This is the first story in a seven-part series looking at women’s ambitions in the years following college.
Shortly after I turned 40 I was offered a fantastic job that I didn’t take. It had all the hallmarks of the kind of job I should take, and wanted to take, but it would have also meant a dramatic change in lifestyle. For the last 15 years I’d been a freelancer and then a small-business owner. I worked from home, which meant I could be around for my two young children. When someone had strep I could be there to administer the Tylenol in between conference calls. I picked my kids up from school most days and spent a lot of afternoons with them. I had what was, in theory, an ideal setup—I got to have a job and be a physically present mother.
But my career had stalled. I was taking on the same kinds of projects at 40 that I’d been doing 10 years earlier. Lots of the people I’d worked with early on in my career now had the word “global” in their title. They were VPs, making VP money and VP decisions, while I was cramming a full work day in before 3 p.m., and then spending my afternoons picking Cheerios off of the floor.
Now, somewhat suddenly, I had an offer. I loved the company and they loved me. As the last step of the interview process I had dinner with the creative director, who was the only woman at a senior level in the organization. Over plates of pasta I asked her what I hadn’t felt comfortable asking the men who ran the company: How flexible are the hours?
“They’re not,” she said. After seven years, the company leaders had begrudgingly allowed her to work from home on Fridays, she told me. It was a tech company. Twelve-hour days were the norm.
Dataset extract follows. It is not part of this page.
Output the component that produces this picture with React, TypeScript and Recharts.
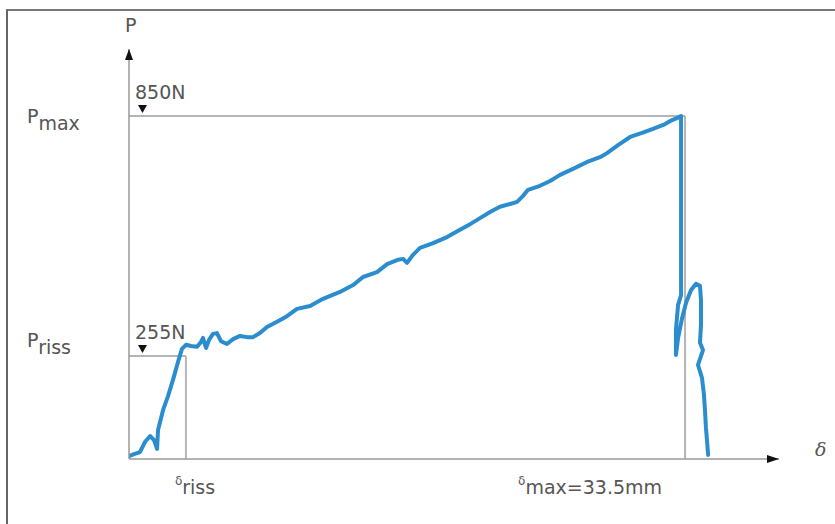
import { LineChart, Line, XAxis, YAxis, ReferenceLine, ReferenceDot } from "recharts";

// load–deflection curve (deflection in mm, load in N)
const deflection = [
  0, 0.3, 0.66, 0.96, 1.27, 1.51, 1.69, 1.75, 2.05, 2.35,
  2.65, 2.95, 3.19, 3.43, 3.74, 4.1, 4.34, 4.46, 4.64, 4.82,
  5.06, 5.3, 5.54, 5.9, 6.27, 6.69, 7.11, 7.47, 7.89, 8.31,
  8.92, 9.52, 10.12, 10.91, 11.69, 12.71, 13.5, 14.1, 14.94, 15.55,
  16.15, 16.51, 16.75, 17.11, 17.53, 18.32, 19.16, 19.94, 20.55, 21.15,
  21.75, 22.35, 22.96, 23.38, 23.74, 24.04, 24.76, 25.37, 25.97, 26.75,
  27.6, 28.38, 28.8, 29.46, 30.19, 30.91, 31.57, 32.3, 32.72, 33.08,
  33.26, 33.26, 33.08, 32.95, 32.95, 33.08, 33.32, 33.56, 33.86, 34.16,
  34.4, 34.46, 34.46, 34.4, 34.58, 34.28, 34.52, 34.64, 34.7, 34.76,
  34.82, 34.89,
];
const load = [
  7, 12, 17, 42, 57, 47, 25, 72, 121, 156,
  196, 240, 273, 283, 280, 278, 290, 300, 275, 295,
  310, 312, 292, 285, 297, 305, 302, 302, 312, 327,
  340, 354, 372, 379, 397, 414, 431, 451, 463, 483,
  493, 496, 486, 506, 523, 535, 550, 568, 582, 597,
  612, 625, 632, 637, 652, 667, 677, 689, 704, 719,
  736, 748, 758, 778, 798, 808, 818, 830, 840, 846,
  850, 406, 382, 320, 258, 300, 349, 387, 419, 434,
  429, 394, 332, 288, 270, 233, 201, 159, 121, 77,
  47, 10,
];

const P_MAX = 850;
const P_RISS = 255;
const D_MAX = 33.5;
const D_RISS = 3.43;
const X_END = 39.16;
const Y_END = 1016;

const data = deflection.map((d, i) => ({ d, p: load[i] }));

const txt = { fontFamily: '"DejaVu Sans", sans-serif', fontSize: 19, fill: "#555" };
const refStroke = "#b5b5b5";

function YTick(props: any) {
  const { x, y, payload } = props;
  const isMax = payload.value === P_MAX;
  return (
    <text x={x - 102} y={y + (isMax ? 7 : -9)} {...txt}>
      P<tspan dy={7}>{isMax ? "max" : "riss"}</tspan>
    </text>
  );
}

function XTick(props: any) {
  const { x, y, payload } = props;
  const isMax = payload.value === D_MAX;
  return (
    <text x={x + (isMax ? -167 : -11)} y={y + 26} {...txt}>
      <tspan fontSize={12}>δ</tspan>
      <tspan dy={9}>{isMax ? "max=33.5mm" : "riss"}</tspan>
    </text>
  );
}

function valueMark(label: string) {
  return (p: any) => (
    <g>
      <path d={`M${p.cx + 9} ${p.cy - 11} h9 l-4.5 8 z`} fill="#111" />
      <text x={p.cx + 6} y={p.cy - 17} {...txt}>{label}</text>
    </g>
  );
}

export default function App() {
  return (
    <div style={{ position: "absolute", left: 0, top: 0, width: 835, height: 524, overflow: "hidden", background: "#fff" }}>
      <div
        style={{
          position: "absolute", left: 6, top: 9, width: 900, height: 600,
          borderLeft: "2px solid #666", borderTop: "2px solid #777",
        }}
      />
      <LineChart
        width={835}
        height={524}
        data={data}
        margin={{ top: 49, right: 56, bottom: 0, left: 0 }}
        style={{ position: "absolute", left: 0, top: 0 }}
      >
        <XAxis
          type="number"
          dataKey="d"
          domain={[0, X_END]}
          ticks={[D_RISS, D_MAX]}
          interval={0}
          tick={(p: any) => <XTick {...p} />}
          tickLine={false}
          tickSize={0}
          tickMargin={0}
          height={65}
          axisLine={{ stroke: "#999", strokeWidth: 1.5 }}
          allowDataOverflow
        />
        <YAxis
          type="number"
          domain={[0, Y_END]}
          ticks={[P_RISS, P_MAX]}
          interval={0}
          tick={(p: any) => <YTick {...p} />}
          tickLine={false}
          tickSize={0}
          tickMargin={0}
          width={129}
          axisLine={{ stroke: "#999", strokeWidth: 1.5 }}
          allowDataOverflow
        />
        <ReferenceLine segment={[{ x: 0, y: P_MAX }, { x: D_MAX, y: P_MAX }]} stroke={refStroke} strokeWidth={2} />
        <ReferenceLine segment={[{ x: D_MAX, y: 0 }, { x: D_MAX, y: P_MAX }]} stroke={refStroke} strokeWidth={2} />
        <ReferenceLine segment={[{ x: 0, y: P_RISS }, { x: D_RISS, y: P_RISS }]} stroke={refStroke} strokeWidth={2} />
        <ReferenceLine segment={[{ x: D_RISS, y: 0 }, { x: D_RISS, y: P_RISS }]} stroke={refStroke} strokeWidth={2} />
        <Line
          type="linear"
          dataKey="p"
          stroke="#2b8dce"
          strokeWidth={4}
          strokeLinejoin="round"
          strokeLinecap="round"
          dot={false}
          activeDot={false}
          isAnimationActive={false}
        />
        <ReferenceDot x={0} y={P_MAX} r={0} shape={valueMark("850N")} />
        <ReferenceDot x={0} y={P_RISS} r={0} shape={valueMark("255N")} />
        <ReferenceDot
          x={0}
          y={Y_END}
          r={0}
          shape={(p: any) => (
            <g>
              <path d={`M${p.cx} ${p.cy} l-4 11 h8 z`} fill="#111" />
              <text x={p.cx - 4} y={p.cy - 17} {...txt}>P</text>
            </g>
          )}
        />
        <ReferenceDot
          x={X_END}
          y={0}
          r={0}
          shape={(p: any) => (
            <g>
              <path d={`M${p.cx} ${p.cy} l-12 -4 v8 z`} fill="#111" />
              <text x={p.cx + 36} y={p.cy - 3} fontFamily='"DejaVu Serif", serif' fontStyle="italic" fontSize={19} fill="#555">δ</text>
            </g>
          )}
        />
      </LineChart>
    </div>
  );
}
I couldn’t do it. And in the weeks that followed I sunk into a crisis of sorts. I spent lots of time reflecting back on my life, looking at the choices I’d made that had gotten me to this very point, and wondering exactly when it had all gotten so hard. I’d be walking to the grocery store and think, maybe I should move to Vermont and grow hydroponic tomatoes. Watching my kids play at the playground I’d think, maybe I should have gone to film school, or med school, or gotten a Ph.D. in political science. Heading to the dry cleaner I remembered my 10-second fascination with emerging markets and wondered, was leaving the huge consulting firm all those years ago a mistake?
At the same time, the conversation about leaning in and leaning out and having it all and opting out had reached hurricane-like proportions in the media. Marissa Mayer had recently been appointed CEO of Yahoo, only to banish working remotely. Sheryl Sandberg was exhorting everyone to step up their game, which I was trying to do, but felt I was falling short. Anne-Marie Slaughter’s story about how she’d needed to scale back (into a career that most mortal women would see as a leaned-in, overachieving one) had zinged around the internet and was more proof that all of it was impossible. And one study after another found that women lack confidence, struggle to break into management, and are increasingly dropping out of the workforce as they hit the apex of their careers.
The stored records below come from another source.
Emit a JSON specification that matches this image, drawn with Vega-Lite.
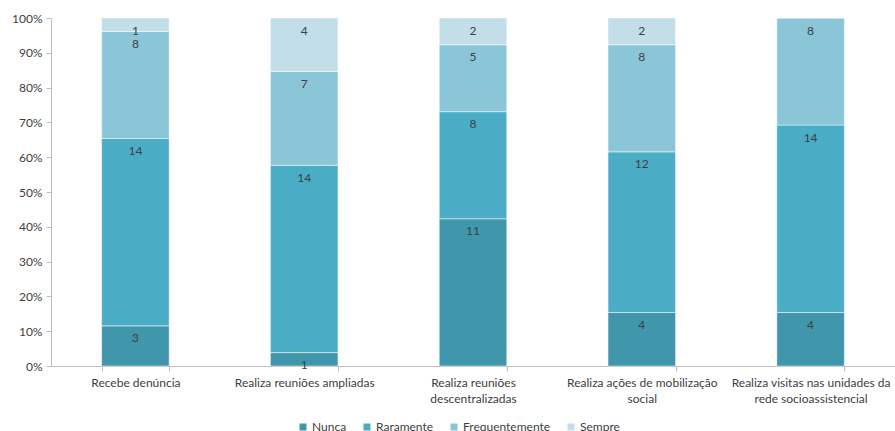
{
  "$schema": "https://vega.github.io/schema/vega-lite/v6.json",
  "width": 844,
  "height": 348,
  "autosize": {"type": "none"},
  "padding": {"left": 51, "top": 18, "right": 0, "bottom": 65},
  "background": "white",
  "config": {
    "view": {"stroke": null},
    "font": "Lato",
    "axis": {"labelFont": "Lato", "labelColor": "#404040", "labelFontSize": 12, "domainColor": "#BFBFBF", "tickColor": "#BFBFBF", "grid": false, "title": null},
    "legend": {"labelFont": "Lato", "labelColor": "#404040", "labelFontSize": 12}
  },
  "data": {
    "values": [
      {"categoria": "Recebe denúncia", "serie": "Nunca", "valor": 3},
      {"categoria": "Recebe denúncia", "serie": "Raramente", "valor": 14},
      {"categoria": "Recebe denúncia", "serie": "Frequentemente", "valor": 8},
      {"categoria": "Recebe denúncia", "serie": "Sempre", "valor": 1},
      {"categoria": "Realiza reuniões ampliadas", "serie": "Nunca", "valor": 1},
      {"categoria": "Realiza reuniões ampliadas", "serie": "Raramente", "valor": 14},
      {"categoria": "Realiza reuniões ampliadas", "serie": "Frequentemente", "valor": 7},
      {"categoria": "Realiza reuniões ampliadas", "serie": "Sempre", "valor": 4},
      {"categoria": "Realiza reuniões descentralizadas", "serie": "Nunca", "valor": 11},
      {"categoria": "Realiza reuniões descentralizadas", "serie": "Raramente", "valor": 8},
      {"categoria": "Realiza reuniões descentralizadas", "serie": "Frequentemente", "valor": 5},
      {"categoria": "Realiza reuniões descentralizadas", "serie": "Sempre", "valor": 2},
      {"categoria": "Realiza ações de mobilização social", "serie": "Nunca", "valor": 4},
      {"categoria": "Realiza ações de mobilização social", "serie": "Raramente", "valor": 12},
      {"categoria": "Realiza ações de mobilização social", "serie": "Frequentemente", "valor": 8},
      {"categoria": "Realiza ações de mobilização social", "serie": "Sempre", "valor": 2},
      {"categoria": "Realiza visitas nas unidades da rede socioassistencial", "serie": "Nunca", "valor": 4},
      {"categoria": "Realiza visitas nas unidades da rede socioassistencial", "serie": "Raramente", "valor": 14},
      {"categoria": "Realiza visitas nas unidades da rede socioassistencial", "serie": "Frequentemente", "valor": 8},
      {"categoria": "Realiza visitas nas unidades da rede socioassistencial", "serie": "Sempre", "valor": 0}
    ]
  },
  "transform": [
    {"calculate": "indexof(['Nunca','Raramente','Frequentemente','Sempre'], datum.serie)", "as": "ordem"},
    {"stack": "valor", "groupby": ["categoria"], "sort": [{"field": "ordem"}], "offset": "normalize", "as": ["y0", "y1"]}
  ],
  "encoding": {
    "x": {
      "field": "categoria",
      "type": "nominal",
      "sort": null,
      "scale": {"paddingInner": 0.6, "paddingOuter": 0.3},
      "axis": {
        "labelAngle": 0,
        "tickBand": "extent",
        "tickSize": 5,
        "labelPadding": 6,
        "labelLineHeight": 16,
        "labelOverlap": false,
        "labelBound": false,
        "labelLimit": 0,
        "labelExpr": "datum.value == 'Realiza reuniões descentralizadas' ? ['Realiza reuniões','descentralizadas'] : datum.value == 'Realiza ações de mobilização social' ? ['Realiza ações de mobilização','social'] : datum.value == 'Realiza visitas nas unidades da rede socioassistencial' ? ['Realiza visitas nas unidades da','rede socioassistencial'] : datum.value"
      }
    }
  },
  "layer": [
    {
      "mark": {"type": "bar", "stroke": "white", "strokeWidth": 0.8, "strokeOpacity": 0.6},
      "encoding": {
        "y": {
          "field": "y0",
          "type": "quantitative",
          "scale": {"domain": [0, 1]},
          "axis": {"format": ".0%", "values": [0, 0.1, 0.2, 0.3, 0.4, 0.5, 0.6, 0.7, 0.8, 0.9, 1], "labelOverlap": false, "labelFlush": false, "tickSize": 5, "labelPadding": 4}
        },
        "y2": {"field": "y1"},
        "color": {
          "field": "serie",
          "type": "nominal",
          "scale": {"domain": ["Nunca", "Raramente", "Frequentemente", "Sempre"], "range": ["#4096AA", "#4BACC6", "#8AC6D8", "#C2DEE8"]},
          "legend": {
            "title": null,
            "orient": "none",
            "direction": "horizontal",
            "legendX": 246,
            "legendY": 403,
            "symbolType": "square",
            "symbolSize": 49,
            "symbolStrokeWidth": 0,
            "labelOffset": 3,
            "columnPadding": 14
          }
        }
      }
    },
    {
      "transform": [{"filter": "datum.valor > 0"}],
      "mark": {"type": "text", "baseline": "middle", "dy": 12.5, "fontSize": 12, "color": "#404040", "font": "Lato"},
      "encoding": {
        "y": {
          "field": "y1",
          "type": "quantitative",
          "axis": {"format": ".0%", "values": [0, 0.1, 0.2, 0.3, 0.4, 0.5, 0.6, 0.7, 0.8, 0.9, 1], "labelOverlap": false, "labelFlush": false, "tickSize": 5, "labelPadding": 4}
        },
        "text": {"field": "valor", "type": "quantitative"}
      }
    }
  ]
}
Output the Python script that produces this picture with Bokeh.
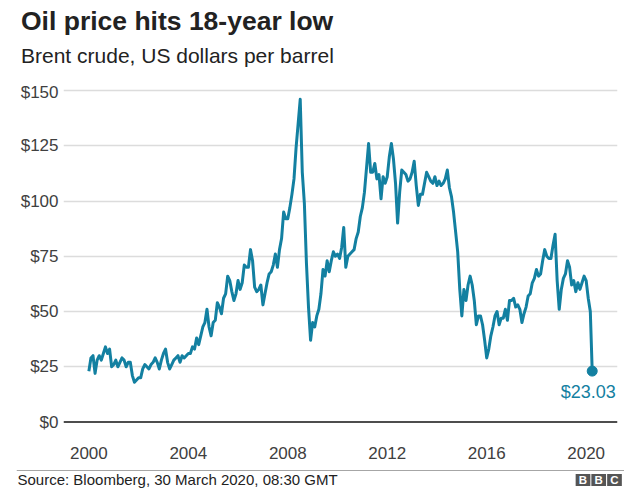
from datetime import date
from bokeh.plotting import figure
from bokeh.layouts import column
from bokeh.models import Range1d, FixedTicker, Span, Label, PrintfTickFormatter
from bokeh.embed import file_html
from bokeh.resources import INLINE

# ---------------- data (Brent crude, US$ per barrel, monthly from Jan 2000) ----------------
start_year = 2000
prices = [
    23, 29, 30, 22, 28, 30, 28, 31, 34, 31, 33, 25,        # 2000
    26, 28, 25, 27, 29, 28, 25, 27, 27, 21, 18, 19,        # 2001
    20, 20, 24, 26, 25, 24, 26, 27, 29, 27, 24, 28,        # 2002
    31, 33, 27, 24, 26, 28, 29, 30, 27, 30, 29, 30,        # 2003
    31, 31, 34, 33, 38, 35, 39, 43, 45, 51, 43, 39,        # 2004
    45, 46, 54, 52, 49, 56, 58, 66, 64, 59, 55, 58,        # 2005
    64, 60, 63, 71, 70, 70, 78, 73, 61, 59, 60, 62,        # 2006
    53, 58, 63, 67, 68, 71, 76, 70, 78, 83, 95, 92,        # 2007
    92, 97, 103, 110, 124, 135, 146, 113, 99, 72, 52, 37,  # 2008
    45, 43, 48, 51, 58, 69, 66, 73, 68, 73, 77, 75,        # 2009
    76, 74, 79, 88, 70, 75, 76, 77, 78, 83, 86, 93,        # 2010
    97, 104, 115, 126, 113, 113, 117, 110, 112, 101, 111, 108,  # 2011
    111, 120, 126, 119, 108, 90, 104, 114, 113, 112, 109, 110,  # 2012
    113, 118, 107, 98, 103, 103, 108, 113, 111, 109, 108, 111,  # 2013
    107, 109, 107, 108, 110, 114, 106, 102, 95, 86, 77, 60,     # 2014
    48, 60, 55, 62, 66, 62, 55, 44, 48, 48, 44, 37,        # 2015
    29, 33, 39, 43, 48, 50, 44, 47, 47, 51, 46, 55,        # 2016
    55, 56, 52, 53, 51, 45, 49, 52, 57, 58, 63, 65,        # 2017
    69, 66, 67, 73, 78, 75, 74, 74, 80, 85, 64, 51,        # 2018
    60, 65, 67, 73, 70, 62, 64, 59, 63, 60, 63, 66,        # 2019
    64, 56, 50,                                            # 2020
]
last_date = date(2020, 3, 30)
last_price = 23.03

y_ticks = [0, 25, 50, 75, 100, 125, 150]
x_ticks = [2000, 2004, 2008, 2012, 2016, 2020]

title_text = "Oil price hits 18-year low"
subtitle_text = "Brent crude, US dollars per barrel"
source_text = "Source: Bloomberg, 30 March 2020, 08:30 GMT"
last_label = "$23.03"
logo_letters = ["B", "B", "C"]

# ---------------- derived x values ----------------
xs = [start_year + i / 12 for i in range(len(prices))]
last_x = last_date.year + (last_date.timetuple().tm_yday - 1) / 366
xs.append(last_x)
ys = prices + [last_price]

TEAL = "#1380A1"
FONT = "Liberation Sans"
W = 624


def blank(height, left=0):
    f = figure(width=W, height=height, x_axis_type=None, y_axis_type=None,
               x_range=Range1d(0, 1), y_range=Range1d(0, height),
               toolbar_location=None, output_backend="svg",
               min_border_top=0, min_border_bottom=0,
               min_border_left=left, min_border_right=0)
    f.outline_line_color = None
    f.title.visible = False
    f.grid.visible = False
    f.frame_align = False
    return f


# ---------------- header ----------------
header = blank(82)
header.add_layout(Label(x=20.5, y=61.5, x_units="screen", y_units="screen", text=title_text,
                        text_font=FONT, text_font_size="26.5px", text_font_style="bold",
                        text_color="#222222", text_baseline="alphabetic"))
header.add_layout(Label(x=20.5, y=27.5, x_units="screen", y_units="screen", text=subtitle_text,
                        text_font=FONT, text_font_size="21px",
                        text_color="#222222", text_baseline="alphabetic"))

# ---------------- main chart ----------------
p = figure(width=W, height=386,
           x_range=Range1d(1998.98, 2021.26), y_range=Range1d(-2.94, 153.17),
           output_backend="svg", toolbar_location=None,
           min_border_left=63, min_border_right=7, min_border_top=1, min_border_bottom=40)
p.outline_line_color = None
p.title.visible = False
p.frame_align = False

p.xaxis.ticker = FixedTicker(ticks=x_ticks)
p.xaxis.formatter = PrintfTickFormatter(format="%d")
p.yaxis.ticker = FixedTicker(ticks=y_ticks)
p.yaxis.formatter = PrintfTickFormatter(format="$%d")
for ax in (p.xaxis[0], p.yaxis[0]):
    ax.axis_line_color = None
    ax.major_tick_line_color = None
    ax.minor_tick_line_color = None
    ax.major_tick_out = 0
    ax.major_tick_in = 0
    ax.minor_tick_out = 0
    ax.major_label_text_font = FONT
    ax.major_label_text_font_size = "17px"
    ax.major_label_text_color = "#404040"
p.xaxis.major_label_standoff = 18
p.yaxis.major_label_standoff = 5

p.xgrid.visible = False
p.ygrid.ticker = FixedTicker(ticks=[t for t in y_ticks if t > 0])
p.ygrid.grid_line_color = "#dcdcdc"
p.ygrid.grid_line_width = 1.5

p.add_layout(Span(location=0, dimension="width", line_color="#4d4d4d", line_width=2))

p.line(xs, ys, line_color=TEAL, line_width=3, line_join="round")
p.scatter([last_x], [last_price], size=10, fill_color=TEAL, line_color=TEAL)
p.add_layout(Label(x=last_x, y=last_price, text=last_label, text_align="center",
                   text_baseline="top", y_offset=-11, x_offset=-4, text_font=FONT,
                   text_font_size="18px", text_color=TEAL))

# ---------------- footer ----------------
footer = blank(20, left=16)
footer.add_layout(Span(location=18, dimension="width", line_color="#a6a6a6", line_width=1))
footer.add_layout(Label(x=1, y=9, x_units="screen", y_units="screen", text=source_text,
                        text_font=FONT, text_font_size="15px",
                        text_color="#222222", text_baseline="alphabetic"))
NBSP = "\u00a0"
for cx, letter in zip([566.5, 582.2, 598], logo_letters):
    footer.add_layout(Label(x=cx, y=8.5, x_units="screen", y_units="screen",
                            text=NBSP + letter + NBSP,
                            text_font=FONT, text_font_size="11.5px", text_font_style="bold",
                            text_color="white", text_align="center", text_baseline="middle",
                            background_fill_color="#555555", padding=0))

layout = column(header, p, footer, spacing=0)
open("out.html", "w").write(file_html(layout, INLINE))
I recalled a conversation I’d had in college. It was shortly after Bill Clinton had been elected, and my friends and I were claiming cabinet positions for ourselves in a hypothetical administration of the future. One would be the head of Health and Human Services, another was going to run the Justice Department. Someone else wanted to be the White House Communications Director. We believed, for just a moment, that if we worked hard enough we’d all be hanging out together in the Oval Office. (We also had no idea that two decades later we would watch a woman who believed the same thing fail in her own attempt to reach the Oval.) It had been a while since I’d talked to most of those women; I was in occasional touch with a few. I knew that none of them were in the cabinet, but what had become of them? Were they also finding life to be infinitely more complex than we’d anticipated back in college? Or was it just me?
* * *
I had known, as a college student, that being a working mother was going to be challenging. It was hard to miss. Arlie Hochschild’s book The Second Shift had come out a few years earlier, and I’d read it like an instruction manual. Step one: Marry a husband who will participate in the housework and child-rearing. Step two: Be okay with a house that is a little messy and don’t criticize the husband for not doing things the way you would do them. Step three: Don’t have a way of doing things in the first place. I determined early on that I wouldn’t care about decorating, cooking, or plants. I didn’t get married until I had a solidly established career, and my husband was an engaged parent who prioritized childcare and housework at more or less the same level I did. And yet, I was still stuck.